Gifmoord: OM wacht op motief
De rechtbank in Maastricht heeft vrijdagmiddag besloten de zaak van de Heerlense gifmoord aan te houden en het voorarrest van de 27–jarige verdachte Bart S. te verlengen. Het Openbaar Ministerie wacht nog op de uitkomst van het psychologisch en psychiatrisch onderzoek. Dat onderzoek is nodig om achter het motief voor de moord te komen.
De Heerlense chemicus Bart S. heeft bekend dat hij door het smeren van de zeer giftige stoffen natriumazide en theobromide op een broodje pindakaas met hagelslag zijn 30–jarige vriendin Judith Notermans heeft gedood. Zij werd op 22 juli 2003 op haar werk in Sittard onwel. Ondanks snelle medische hulp overleed zij enkele uren later in het ziekenhuis. Voordat Judith bewusteloos raakte, vertelde ze aan collega’s dat haar vriend het broodje pindakaas met hagelslag had gesmeerd.

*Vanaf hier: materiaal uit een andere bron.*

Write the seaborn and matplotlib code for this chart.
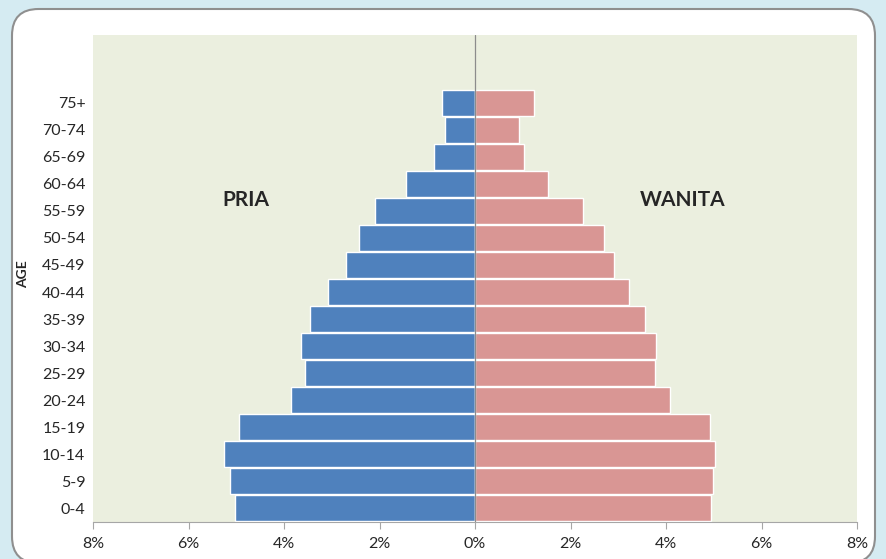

De politie pakte Bart S., chemicus van beroep, vijf dagen na het overlijden van diens vriendin op. Maar hij ontkende aanvankelijk iets met de zaak te maken te hebben. Weliswaar werden op zijn werk in zijn bureaula zeer giftige stoffen aangetroffen, maar het Nederlands Forensisch Instituut trof in het restant van het broodje geen soortgelijke giftige stoffen aan.
Na zes weken gaf Bart S. alsnog toe dat hij giftige stoffen op het broodje had gesmeerd. „Zijn geweten speelde op", verduidelijkte zijn advocaat vrijdag. Volgens de advocaat weet zijn cliënt niet waarom hij tot zijn daad is gekomen.